Et gratuit, en plus. Je le remercie comme on disait à l’époque « du fond du cœur »)


Les non travailleurs télécommandés (15 juillet 12. 10h34m)

J’ai aperçu, à 10h34 exactement, un travailleur de l’Equipement qui télécommandait sa faucheuse le long du talus de la RN 156, qui va de Châteauroux à Levroux, et même un peu plus loin si on insiste !

Je lui ai fait observer qu’il aurait dû être sur le siège de son engin ! Il m’a répondu : « Grand père vous n’êtes pas dans le coup » et j’ai répondu et du tac au tac : « Tu télécommandes aussi ta bite ?...et ta gonzesse elle a un ordinateur dans le gosier pour la musique du plaisir … »)

Il m’a répondu honnêtement : « même la digestion est automatique et télécommandée, sinon on pourrait pas avaler la merde qu’ils nous fabriquent… »

J’ai fait la paix avec lui : « t’as raison, plus tu seras mou, plus tu seras facile à enculer ». Il s’est plongé alors dans une méditation profonde.

 Il y est encore et il 11h54m.

Je sais que je passe du coq à l’âne.

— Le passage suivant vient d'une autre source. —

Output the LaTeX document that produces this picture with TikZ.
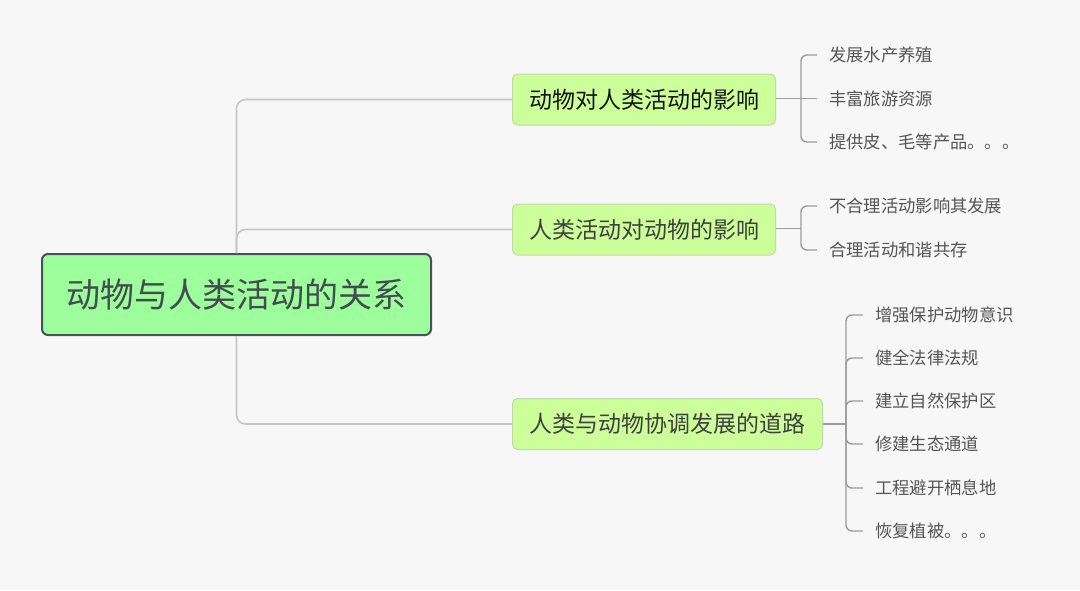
\documentclass[tikz,border=0pt]{standalone}
\usepackage{fontspec}
\newfontfamily\cjk{Noto Sans CJK SC}
\definecolor{bgc}{HTML}{F7F7F7}
\definecolor{rootfill}{HTML}{9CFF9C}
\definecolor{rootdraw}{HTML}{4A5058}
\definecolor{rootText}{HTML}{454B53}
\definecolor{brfill}{HTML}{CCFF99}
\definecolor{brdraw}{HTML}{C2D9A6}
\definecolor{trunkc}{HTML}{C6C6C6}
\definecolor{leafc}{HTML}{9C9C9C}
\definecolor{leaftext}{HTML}{555555}
\tikzset{
  rootbox/.style={draw=rootdraw, fill=rootfill, line width=2pt, rounded corners=6pt,
    minimum width=389pt, minimum height=81pt, inner sep=0pt, text=rootText,
    font=\cjk\fontsize{34}{40}\selectfont},
  brbox/.style={draw=brdraw, fill=brfill, line width=1pt, rounded corners=5pt,
    minimum height=51pt, inner sep=0pt, anchor=west, text=black!75,
    font=\cjk\fontsize{23}{27}\selectfont},
  leaf/.style={anchor=west, inner sep=0pt, inner xsep=12pt, text=leaftext,
    font=\cjk\fontsize{17.3}{20}\selectfont},
  trunk/.style={draw=trunkc, line width=1.6pt, rounded corners=9pt},
  twig/.style={draw=leafc, line width=1.4pt, rounded corners=6pt},
}
\begin{document}
\begin{tikzpicture}[x=1pt,y=-1pt]
\fill[bgc] (0,0) rectangle (1080,590);
\useasboundingbox (0,0) rectangle (1080,590);

\node[rootbox] (root) at (236.5,294.5) {动物与人类活动的关系};

\node[brbox, minimum width=263pt, text=black!92] (b1) at (512,99.5) {动物对人类活动的影响};
\node[brbox, minimum width=263pt] (b2) at (512,229.5) {人类活动对动物的影响};
\node[brbox, minimum width=310pt] (b3) at (512,424) {人类与动物协调发展的道路};

\draw[trunk] (root.north) |- (b1.west);
\draw[trunk] (root.north) |- (b2.west);
\draw[trunk] (root.south) |- (b3.west);

% branch 1 leaves
\coordinate (j1) at (801,98.5);
\node[leaf] (l11) at (817,55) {发展水产养殖};
\node[leaf] (l12) at (817,98.5) {丰富旅游资源};
\node[leaf] (l13) at (817,142) {提供皮、毛等产品。。。};
\draw[twig] (b1.east |- j1) -- (j1);
\draw[twig] (j1) |- (l11.west);
\draw[twig] (j1) -- (l12.west);
\draw[twig] (j1) |- (l13.west);

% branch 2 leaves
\coordinate (j2) at (801,228.5);
\node[leaf] (l21) at (817,206) {不合理活动影响其发展};
\node[leaf] (l22) at (817,250) {合理活动和谐共存};
\draw[twig] (b2.east |- j2) -- (j2);
\draw[twig] (j2) |- (l21.west);
\draw[twig] (j2) |- (l22.west);

% branch 3 leaves
\coordinate (j3) at (846,424);
\node[leaf] (l31) at (863,315) {增强保护动物意识};
\node[leaf] (l32) at (863,358) {健全法律法规};
\node[leaf] (l33) at (863,401) {建立自然保护区};
\node[leaf] (l34) at (863,444) {修建生态通道};
\node[leaf] (l35) at (863,488) {工程避开栖息地};
\node[leaf] (l36) at (863,531) {恢复植被。。。};
\draw[twig] (b3.east) -- (j3);
\foreach \l in {l31,l32,l33,l34,l35,l36} {
  \draw[twig] (j3) |- (\l.west);
}
\end{tikzpicture}
\end{document}
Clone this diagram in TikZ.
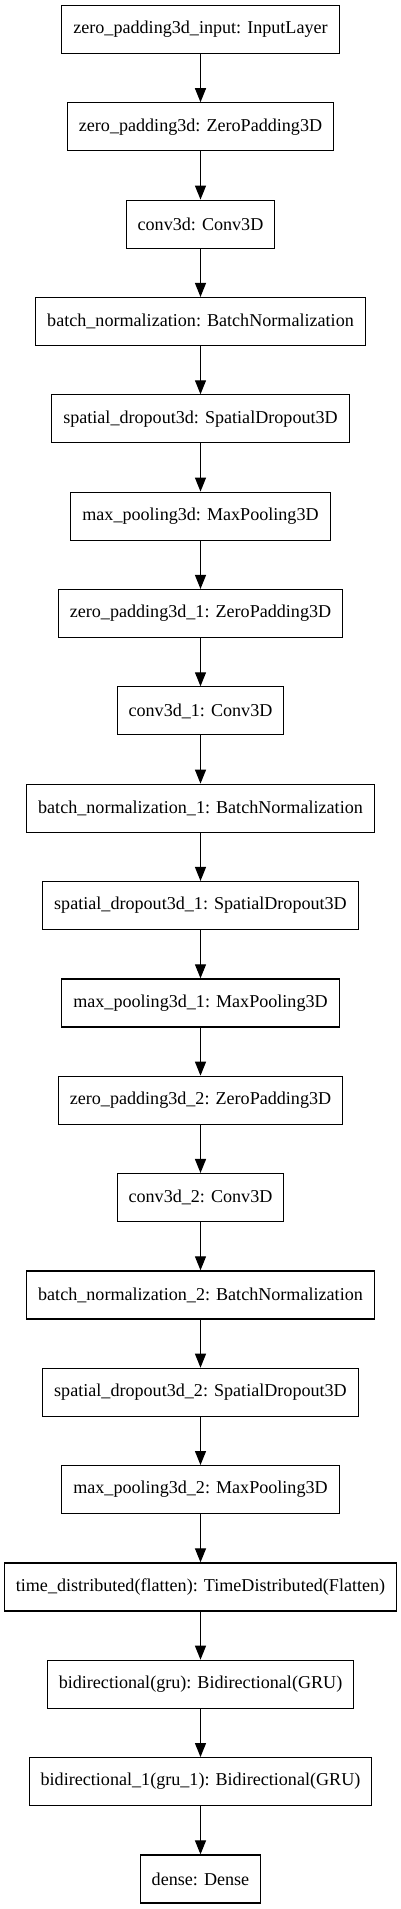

Mais ce sont deux animaux que j’aime beaucoup. Et puis la vie passe du coq à l’âne.

C’est à l’école ensuite qu’on a envie d’y mettre de l’ordre. On écrit une introduction, on annonce un plan et on arrive à une conclusion.

Les profs adorent ça.

Pourtant c’est un mensonge organisé.

La vie n’est pas une rédaction.

Pas une composition française.

La vie est en miettes, comme le dit Eugène Ionesco.